Given task: Single out each line with the word "this" and copy it.

Data shown:
※ ※ ※

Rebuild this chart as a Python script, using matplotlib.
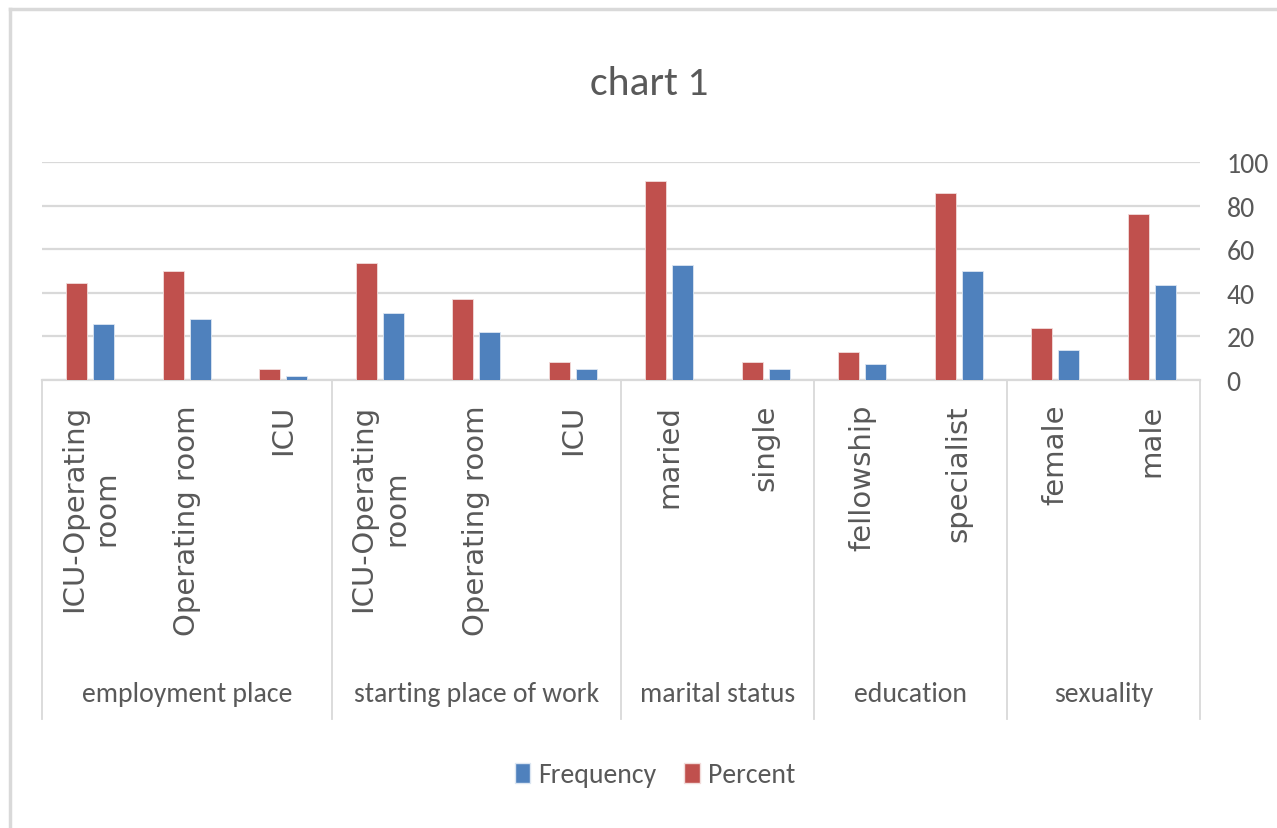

※ ※ ※

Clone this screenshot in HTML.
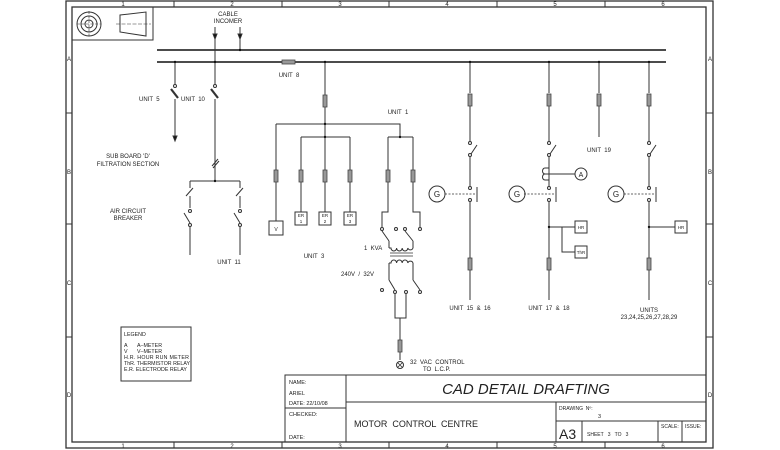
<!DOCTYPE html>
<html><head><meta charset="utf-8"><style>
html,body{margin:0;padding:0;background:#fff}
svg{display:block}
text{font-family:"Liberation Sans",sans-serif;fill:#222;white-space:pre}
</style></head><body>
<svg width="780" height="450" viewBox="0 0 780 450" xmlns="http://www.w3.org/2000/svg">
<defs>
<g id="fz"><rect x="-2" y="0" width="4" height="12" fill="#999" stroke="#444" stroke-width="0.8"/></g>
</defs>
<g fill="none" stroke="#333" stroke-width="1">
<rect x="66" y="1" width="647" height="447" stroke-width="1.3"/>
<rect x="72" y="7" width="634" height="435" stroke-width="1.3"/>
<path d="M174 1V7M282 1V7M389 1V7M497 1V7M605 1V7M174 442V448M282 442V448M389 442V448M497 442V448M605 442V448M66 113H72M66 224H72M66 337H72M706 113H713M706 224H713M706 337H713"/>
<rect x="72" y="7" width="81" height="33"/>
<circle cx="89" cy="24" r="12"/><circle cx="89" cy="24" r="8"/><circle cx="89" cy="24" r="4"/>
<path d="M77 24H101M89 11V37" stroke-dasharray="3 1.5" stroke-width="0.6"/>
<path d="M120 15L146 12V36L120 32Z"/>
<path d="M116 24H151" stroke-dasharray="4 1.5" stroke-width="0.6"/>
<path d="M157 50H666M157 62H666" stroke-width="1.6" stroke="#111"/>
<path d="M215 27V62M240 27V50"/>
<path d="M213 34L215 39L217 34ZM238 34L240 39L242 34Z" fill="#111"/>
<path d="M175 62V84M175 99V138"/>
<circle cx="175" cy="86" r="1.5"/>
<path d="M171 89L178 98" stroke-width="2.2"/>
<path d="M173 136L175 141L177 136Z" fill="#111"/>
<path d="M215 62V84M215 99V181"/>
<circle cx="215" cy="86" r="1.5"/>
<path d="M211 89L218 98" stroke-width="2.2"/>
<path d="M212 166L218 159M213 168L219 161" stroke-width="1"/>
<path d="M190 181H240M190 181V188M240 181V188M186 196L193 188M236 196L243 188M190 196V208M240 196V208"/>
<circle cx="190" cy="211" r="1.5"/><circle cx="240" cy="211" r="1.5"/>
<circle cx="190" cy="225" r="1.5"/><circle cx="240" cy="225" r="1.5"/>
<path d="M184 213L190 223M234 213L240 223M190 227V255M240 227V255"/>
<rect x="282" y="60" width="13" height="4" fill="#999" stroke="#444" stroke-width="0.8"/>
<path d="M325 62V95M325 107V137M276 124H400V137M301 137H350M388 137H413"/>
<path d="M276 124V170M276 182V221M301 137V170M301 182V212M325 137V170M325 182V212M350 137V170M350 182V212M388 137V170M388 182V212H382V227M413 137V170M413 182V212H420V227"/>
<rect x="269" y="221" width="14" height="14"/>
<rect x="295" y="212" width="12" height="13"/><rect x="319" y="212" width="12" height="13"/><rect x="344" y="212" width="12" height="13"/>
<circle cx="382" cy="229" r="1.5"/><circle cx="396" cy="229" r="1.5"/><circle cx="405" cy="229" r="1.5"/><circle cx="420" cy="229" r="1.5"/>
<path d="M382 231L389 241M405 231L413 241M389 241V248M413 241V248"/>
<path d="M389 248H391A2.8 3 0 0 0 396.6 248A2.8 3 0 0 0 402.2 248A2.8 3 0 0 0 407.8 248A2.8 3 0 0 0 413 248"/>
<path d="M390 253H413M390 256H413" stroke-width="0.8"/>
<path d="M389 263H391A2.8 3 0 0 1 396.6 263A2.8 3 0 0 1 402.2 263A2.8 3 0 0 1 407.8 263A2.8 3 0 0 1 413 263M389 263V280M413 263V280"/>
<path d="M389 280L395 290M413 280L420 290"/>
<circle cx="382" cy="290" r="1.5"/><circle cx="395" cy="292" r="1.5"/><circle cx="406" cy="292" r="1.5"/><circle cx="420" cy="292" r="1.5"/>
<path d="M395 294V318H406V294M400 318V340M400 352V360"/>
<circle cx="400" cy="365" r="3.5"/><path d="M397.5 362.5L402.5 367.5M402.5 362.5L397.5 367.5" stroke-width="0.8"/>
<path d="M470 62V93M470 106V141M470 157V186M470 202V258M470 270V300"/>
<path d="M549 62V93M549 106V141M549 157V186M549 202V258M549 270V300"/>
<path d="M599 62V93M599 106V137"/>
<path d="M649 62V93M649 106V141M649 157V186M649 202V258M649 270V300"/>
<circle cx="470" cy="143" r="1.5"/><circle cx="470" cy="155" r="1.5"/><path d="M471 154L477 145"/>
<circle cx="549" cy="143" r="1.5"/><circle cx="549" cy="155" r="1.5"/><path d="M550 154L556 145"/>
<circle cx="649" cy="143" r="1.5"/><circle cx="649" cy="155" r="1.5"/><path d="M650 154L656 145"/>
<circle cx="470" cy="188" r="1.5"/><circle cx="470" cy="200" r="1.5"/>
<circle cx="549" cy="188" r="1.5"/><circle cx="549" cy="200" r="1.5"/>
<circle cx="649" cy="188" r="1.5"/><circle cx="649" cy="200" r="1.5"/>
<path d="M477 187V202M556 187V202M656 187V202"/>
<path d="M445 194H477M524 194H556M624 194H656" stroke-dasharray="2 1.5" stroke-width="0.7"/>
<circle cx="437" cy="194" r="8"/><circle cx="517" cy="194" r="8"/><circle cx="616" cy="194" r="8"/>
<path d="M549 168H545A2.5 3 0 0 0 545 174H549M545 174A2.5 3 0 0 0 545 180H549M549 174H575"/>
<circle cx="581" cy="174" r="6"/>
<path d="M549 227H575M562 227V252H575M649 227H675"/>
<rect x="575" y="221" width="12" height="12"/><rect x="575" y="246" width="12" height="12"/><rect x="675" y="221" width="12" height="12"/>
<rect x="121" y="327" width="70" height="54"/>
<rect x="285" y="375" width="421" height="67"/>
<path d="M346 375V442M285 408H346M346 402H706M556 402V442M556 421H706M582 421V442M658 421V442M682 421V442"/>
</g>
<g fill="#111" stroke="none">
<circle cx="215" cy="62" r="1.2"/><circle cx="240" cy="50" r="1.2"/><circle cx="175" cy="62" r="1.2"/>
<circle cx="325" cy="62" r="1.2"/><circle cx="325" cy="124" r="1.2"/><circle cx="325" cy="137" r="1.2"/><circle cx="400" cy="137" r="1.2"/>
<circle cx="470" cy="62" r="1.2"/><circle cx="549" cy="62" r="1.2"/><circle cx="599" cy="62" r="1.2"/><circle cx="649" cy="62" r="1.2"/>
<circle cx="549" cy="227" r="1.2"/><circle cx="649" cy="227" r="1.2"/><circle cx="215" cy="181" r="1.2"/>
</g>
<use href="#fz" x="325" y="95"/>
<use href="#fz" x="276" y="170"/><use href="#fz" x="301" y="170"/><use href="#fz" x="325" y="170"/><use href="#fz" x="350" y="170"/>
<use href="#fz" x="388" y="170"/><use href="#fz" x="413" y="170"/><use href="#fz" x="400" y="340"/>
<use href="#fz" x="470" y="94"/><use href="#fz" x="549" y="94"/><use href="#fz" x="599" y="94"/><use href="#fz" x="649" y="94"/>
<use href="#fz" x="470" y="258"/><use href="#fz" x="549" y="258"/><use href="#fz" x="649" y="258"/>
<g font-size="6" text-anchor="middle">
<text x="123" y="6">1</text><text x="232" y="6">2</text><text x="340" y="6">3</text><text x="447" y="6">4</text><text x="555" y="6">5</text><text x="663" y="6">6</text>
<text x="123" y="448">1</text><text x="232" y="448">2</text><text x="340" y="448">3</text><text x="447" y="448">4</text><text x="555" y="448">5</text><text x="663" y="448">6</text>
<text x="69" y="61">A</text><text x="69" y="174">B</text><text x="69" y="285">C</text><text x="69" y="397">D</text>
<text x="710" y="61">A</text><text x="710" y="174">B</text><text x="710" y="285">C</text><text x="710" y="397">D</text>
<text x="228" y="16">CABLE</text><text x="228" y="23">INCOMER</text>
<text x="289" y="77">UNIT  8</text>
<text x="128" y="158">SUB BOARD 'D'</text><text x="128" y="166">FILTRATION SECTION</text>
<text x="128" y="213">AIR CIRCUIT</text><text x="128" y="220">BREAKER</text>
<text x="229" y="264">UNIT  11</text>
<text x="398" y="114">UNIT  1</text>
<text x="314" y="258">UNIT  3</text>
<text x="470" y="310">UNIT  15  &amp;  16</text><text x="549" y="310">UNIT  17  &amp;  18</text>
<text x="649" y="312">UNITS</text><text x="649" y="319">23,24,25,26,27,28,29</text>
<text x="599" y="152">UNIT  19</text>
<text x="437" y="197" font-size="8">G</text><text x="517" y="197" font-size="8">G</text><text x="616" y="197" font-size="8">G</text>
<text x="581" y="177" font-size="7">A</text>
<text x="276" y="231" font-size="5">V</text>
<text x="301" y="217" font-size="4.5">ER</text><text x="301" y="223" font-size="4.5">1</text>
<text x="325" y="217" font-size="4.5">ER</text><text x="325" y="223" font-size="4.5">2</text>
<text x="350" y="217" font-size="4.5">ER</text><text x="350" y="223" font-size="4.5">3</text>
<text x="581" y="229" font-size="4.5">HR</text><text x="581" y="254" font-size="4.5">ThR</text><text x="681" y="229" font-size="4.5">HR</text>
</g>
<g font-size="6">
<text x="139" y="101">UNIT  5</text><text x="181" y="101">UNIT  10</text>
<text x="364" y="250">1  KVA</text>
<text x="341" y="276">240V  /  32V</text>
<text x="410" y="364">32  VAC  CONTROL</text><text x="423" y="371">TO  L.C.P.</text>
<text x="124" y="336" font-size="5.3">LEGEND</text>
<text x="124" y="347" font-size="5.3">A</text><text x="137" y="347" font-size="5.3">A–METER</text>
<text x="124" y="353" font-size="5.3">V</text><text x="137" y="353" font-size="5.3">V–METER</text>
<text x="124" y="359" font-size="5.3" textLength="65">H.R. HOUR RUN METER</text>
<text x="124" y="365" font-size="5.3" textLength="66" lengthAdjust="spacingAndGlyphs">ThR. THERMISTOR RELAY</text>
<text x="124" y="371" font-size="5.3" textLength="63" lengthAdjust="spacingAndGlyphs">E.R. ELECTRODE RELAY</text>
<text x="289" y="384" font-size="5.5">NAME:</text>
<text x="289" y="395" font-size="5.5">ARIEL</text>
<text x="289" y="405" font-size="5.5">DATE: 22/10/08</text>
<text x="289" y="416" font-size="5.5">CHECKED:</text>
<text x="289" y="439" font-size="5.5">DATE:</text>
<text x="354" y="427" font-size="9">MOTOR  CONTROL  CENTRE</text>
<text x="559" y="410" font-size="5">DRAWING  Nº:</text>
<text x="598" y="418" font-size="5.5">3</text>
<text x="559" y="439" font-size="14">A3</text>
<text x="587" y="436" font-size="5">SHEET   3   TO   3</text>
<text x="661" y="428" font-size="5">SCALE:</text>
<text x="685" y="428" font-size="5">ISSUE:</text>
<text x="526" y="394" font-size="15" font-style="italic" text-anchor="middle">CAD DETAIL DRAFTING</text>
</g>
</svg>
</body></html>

※ ※ ※

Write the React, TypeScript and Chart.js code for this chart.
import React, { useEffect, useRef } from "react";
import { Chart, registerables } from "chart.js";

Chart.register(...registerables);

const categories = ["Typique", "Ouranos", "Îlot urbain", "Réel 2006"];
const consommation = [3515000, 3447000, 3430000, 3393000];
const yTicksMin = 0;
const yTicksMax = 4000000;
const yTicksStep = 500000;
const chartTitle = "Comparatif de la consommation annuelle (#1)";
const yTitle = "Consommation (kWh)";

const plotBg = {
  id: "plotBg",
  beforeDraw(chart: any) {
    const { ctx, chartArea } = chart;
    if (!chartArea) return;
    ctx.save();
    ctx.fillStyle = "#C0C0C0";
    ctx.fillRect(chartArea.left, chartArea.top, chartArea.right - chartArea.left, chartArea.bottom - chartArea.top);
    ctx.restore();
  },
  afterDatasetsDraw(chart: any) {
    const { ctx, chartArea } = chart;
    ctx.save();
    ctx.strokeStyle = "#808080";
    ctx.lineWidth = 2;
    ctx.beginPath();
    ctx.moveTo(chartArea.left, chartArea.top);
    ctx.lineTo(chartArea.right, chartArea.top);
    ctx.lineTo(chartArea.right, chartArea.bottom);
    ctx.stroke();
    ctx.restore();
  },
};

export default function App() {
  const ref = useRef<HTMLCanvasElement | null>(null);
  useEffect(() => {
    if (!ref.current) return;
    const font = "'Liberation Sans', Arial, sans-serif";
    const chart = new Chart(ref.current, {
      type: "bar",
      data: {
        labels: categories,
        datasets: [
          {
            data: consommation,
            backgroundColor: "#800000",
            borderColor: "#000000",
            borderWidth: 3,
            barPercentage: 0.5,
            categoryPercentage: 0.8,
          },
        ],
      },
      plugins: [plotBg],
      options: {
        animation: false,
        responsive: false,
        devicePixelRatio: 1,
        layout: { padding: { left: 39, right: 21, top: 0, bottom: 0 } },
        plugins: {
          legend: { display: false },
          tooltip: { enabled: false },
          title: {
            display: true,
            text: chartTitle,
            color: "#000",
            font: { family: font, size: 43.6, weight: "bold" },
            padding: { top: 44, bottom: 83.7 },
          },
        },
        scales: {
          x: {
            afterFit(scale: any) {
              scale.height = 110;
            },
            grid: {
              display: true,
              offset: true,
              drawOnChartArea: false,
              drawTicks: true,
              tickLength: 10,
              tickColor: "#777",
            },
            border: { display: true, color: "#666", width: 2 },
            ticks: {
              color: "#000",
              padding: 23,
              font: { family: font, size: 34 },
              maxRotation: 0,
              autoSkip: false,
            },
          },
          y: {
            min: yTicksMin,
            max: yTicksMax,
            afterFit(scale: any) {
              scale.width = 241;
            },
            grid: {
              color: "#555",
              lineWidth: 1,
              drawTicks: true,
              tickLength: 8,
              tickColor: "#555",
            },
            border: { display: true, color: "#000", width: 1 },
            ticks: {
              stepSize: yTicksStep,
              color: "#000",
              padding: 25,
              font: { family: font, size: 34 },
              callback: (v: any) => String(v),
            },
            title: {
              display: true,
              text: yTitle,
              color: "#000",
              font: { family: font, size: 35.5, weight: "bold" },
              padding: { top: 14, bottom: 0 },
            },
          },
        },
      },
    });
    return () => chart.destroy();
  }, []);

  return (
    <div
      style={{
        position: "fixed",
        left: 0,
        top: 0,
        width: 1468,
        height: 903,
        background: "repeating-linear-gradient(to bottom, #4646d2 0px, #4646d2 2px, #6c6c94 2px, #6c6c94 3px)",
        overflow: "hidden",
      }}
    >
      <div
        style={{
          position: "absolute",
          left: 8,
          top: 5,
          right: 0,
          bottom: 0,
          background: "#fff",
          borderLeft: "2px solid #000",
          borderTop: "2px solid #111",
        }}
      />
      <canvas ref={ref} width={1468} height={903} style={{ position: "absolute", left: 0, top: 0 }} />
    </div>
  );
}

※ ※ ※

Solution to the problem:
Rebuild this chart as a Python script, using matplotlib.
Clone this screenshot in HTML.
Write the React, TypeScript and Chart.js code for this chart.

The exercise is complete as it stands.